----- Provided material -----
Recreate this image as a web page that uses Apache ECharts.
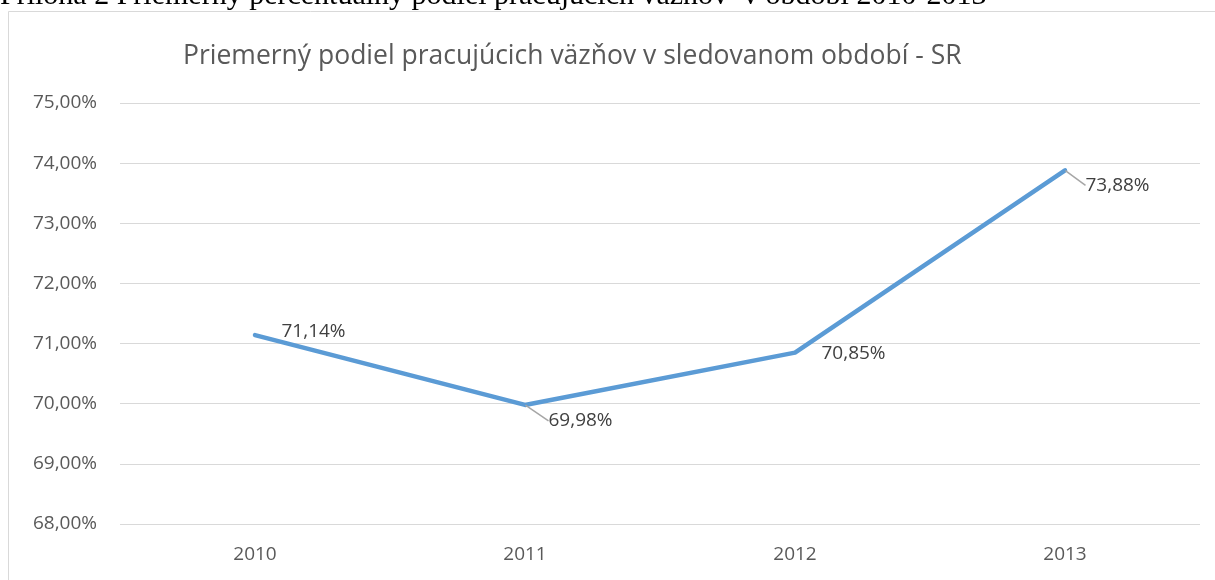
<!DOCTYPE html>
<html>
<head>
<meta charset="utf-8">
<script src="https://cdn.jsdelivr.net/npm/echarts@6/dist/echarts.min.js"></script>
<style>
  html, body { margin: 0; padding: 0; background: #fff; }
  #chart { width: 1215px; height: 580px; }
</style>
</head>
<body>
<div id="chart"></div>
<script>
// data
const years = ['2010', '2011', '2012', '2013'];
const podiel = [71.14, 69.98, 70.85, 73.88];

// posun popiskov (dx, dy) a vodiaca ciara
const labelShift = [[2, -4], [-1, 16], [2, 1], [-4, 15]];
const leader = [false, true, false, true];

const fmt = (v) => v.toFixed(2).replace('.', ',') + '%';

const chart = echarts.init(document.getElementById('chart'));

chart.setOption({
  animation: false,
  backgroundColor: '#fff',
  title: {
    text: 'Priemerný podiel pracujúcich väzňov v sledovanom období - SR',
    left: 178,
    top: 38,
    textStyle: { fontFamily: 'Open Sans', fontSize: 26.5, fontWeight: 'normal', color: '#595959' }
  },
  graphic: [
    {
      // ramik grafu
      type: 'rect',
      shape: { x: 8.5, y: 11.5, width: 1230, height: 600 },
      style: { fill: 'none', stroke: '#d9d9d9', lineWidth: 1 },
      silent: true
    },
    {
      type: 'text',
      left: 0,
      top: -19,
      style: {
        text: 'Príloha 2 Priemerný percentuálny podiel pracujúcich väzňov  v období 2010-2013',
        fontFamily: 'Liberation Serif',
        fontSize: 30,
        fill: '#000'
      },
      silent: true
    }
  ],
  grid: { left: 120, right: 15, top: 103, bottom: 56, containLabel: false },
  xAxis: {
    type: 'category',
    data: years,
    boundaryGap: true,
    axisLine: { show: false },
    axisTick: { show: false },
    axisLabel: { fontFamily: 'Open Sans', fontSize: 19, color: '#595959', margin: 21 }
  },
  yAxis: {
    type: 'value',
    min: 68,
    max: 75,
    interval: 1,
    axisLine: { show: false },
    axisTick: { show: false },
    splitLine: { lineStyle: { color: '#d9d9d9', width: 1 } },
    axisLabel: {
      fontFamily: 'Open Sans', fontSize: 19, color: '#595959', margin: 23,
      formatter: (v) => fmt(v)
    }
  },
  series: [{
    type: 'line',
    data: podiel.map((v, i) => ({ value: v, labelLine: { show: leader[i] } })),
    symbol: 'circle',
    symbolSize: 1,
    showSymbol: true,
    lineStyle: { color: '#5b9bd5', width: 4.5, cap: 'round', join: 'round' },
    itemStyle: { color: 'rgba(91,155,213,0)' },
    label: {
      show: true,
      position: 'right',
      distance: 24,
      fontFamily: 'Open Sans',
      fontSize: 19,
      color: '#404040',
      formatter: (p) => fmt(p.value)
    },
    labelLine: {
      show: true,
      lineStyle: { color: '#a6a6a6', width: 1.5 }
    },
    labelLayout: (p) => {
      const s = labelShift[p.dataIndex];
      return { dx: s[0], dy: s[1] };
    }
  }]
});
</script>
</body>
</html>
-----
Return each line of the data, keeping its wording exact and omitting pictures.

**Result of this exercise:**
Recreate this image as a web page that uses Apache ECharts.
<!DOCTYPE html>
<html>
<head>
<meta charset="utf-8">
<script src="https://cdn.jsdelivr.net/npm/echarts@6/dist/echarts.min.js"></script>
<style>
  html, body { margin: 0; padding: 0; background: #fff; }
  #chart { width: 1215px; height: 580px; }
</style>
</head>
<body>
<div id="chart"></div>
<script>
// data
const years = ['2010', '2011', '2012', '2013'];
const podiel = [71.14, 69.98, 70.85, 73.88];

// posun popiskov (dx, dy) a vodiaca ciara
const labelShift = [[2, -4], [-1, 16], [2, 1], [-4, 15]];
const leader = [false, true, false, true];

const fmt = (v) => v.toFixed(2).replace('.', ',') + '%';

const chart = echarts.init(document.getElementById('chart'));

chart.setOption({
  animation: false,
  backgroundColor: '#fff',
  title: {
    text: 'Priemerný podiel pracujúcich väzňov v sledovanom období - SR',
    left: 178,
    top: 38,
    textStyle: { fontFamily: 'Open Sans', fontSize: 26.5, fontWeight: 'normal', color: '#595959' }
  },
  graphic: [
    {
      // ramik grafu
      type: 'rect',
      shape: { x: 8.5, y: 11.5, width: 1230, height: 600 },
      style: { fill: 'none', stroke: '#d9d9d9', lineWidth: 1 },
      silent: true
    },
    {
      type: 'text',
      left: 0,
      top: -19,
      style: {
        text: 'Príloha 2 Priemerný percentuálny podiel pracujúcich väzňov  v období 2010-2013',
        fontFamily: 'Liberation Serif',
        fontSize: 30,
        fill: '#000'
      },
      silent: true
    }
  ],
  grid: { left: 120, right: 15, top: 103, bottom: 56, containLabel: false },
  xAxis: {
    type: 'category',
    data: years,
    boundaryGap: true,
    axisLine: { show: false },
    axisTick: { show: false },
    axisLabel: { fontFamily: 'Open Sans', fontSize: 19, color: '#595959', margin: 21 }
  },
  yAxis: {
    type: 'value',
    min: 68,
    max: 75,
    interval: 1,
    axisLine: { show: false },
    axisTick: { show: false },
    splitLine: { lineStyle: { color: '#d9d9d9', width: 1 } },
    axisLabel: {
      fontFamily: 'Open Sans', fontSize: 19, color: '#595959', margin: 23,
      formatter: (v) => fmt(v)
    }
  },
  series: [{
    type: 'line',
    data: podiel.map((v, i) => ({ value: v, labelLine: { show: leader[i] } })),
    symbol: 'circle',
    symbolSize: 1,
    showSymbol: true,
    lineStyle: { color: '#5b9bd5', width: 4.5, cap: 'round', join: 'round' },
    itemStyle: { color: 'rgba(91,155,213,0)' },
    label: {
      show: true,
      position: 'right',
      distance: 24,
      fontFamily: 'Open Sans',
      fontSize: 19,
      color: '#404040',
      formatter: (p) => fmt(p.value)
    },
    labelLine: {
      show: true,
      lineStyle: { color: '#a6a6a6', width: 1.5 }
    },
    labelLayout: (p) => {
      const s = labelShift[p.dataIndex];
      return { dx: s[0], dy: s[1] };
    }
  }]
});
</script>
</body>
</html>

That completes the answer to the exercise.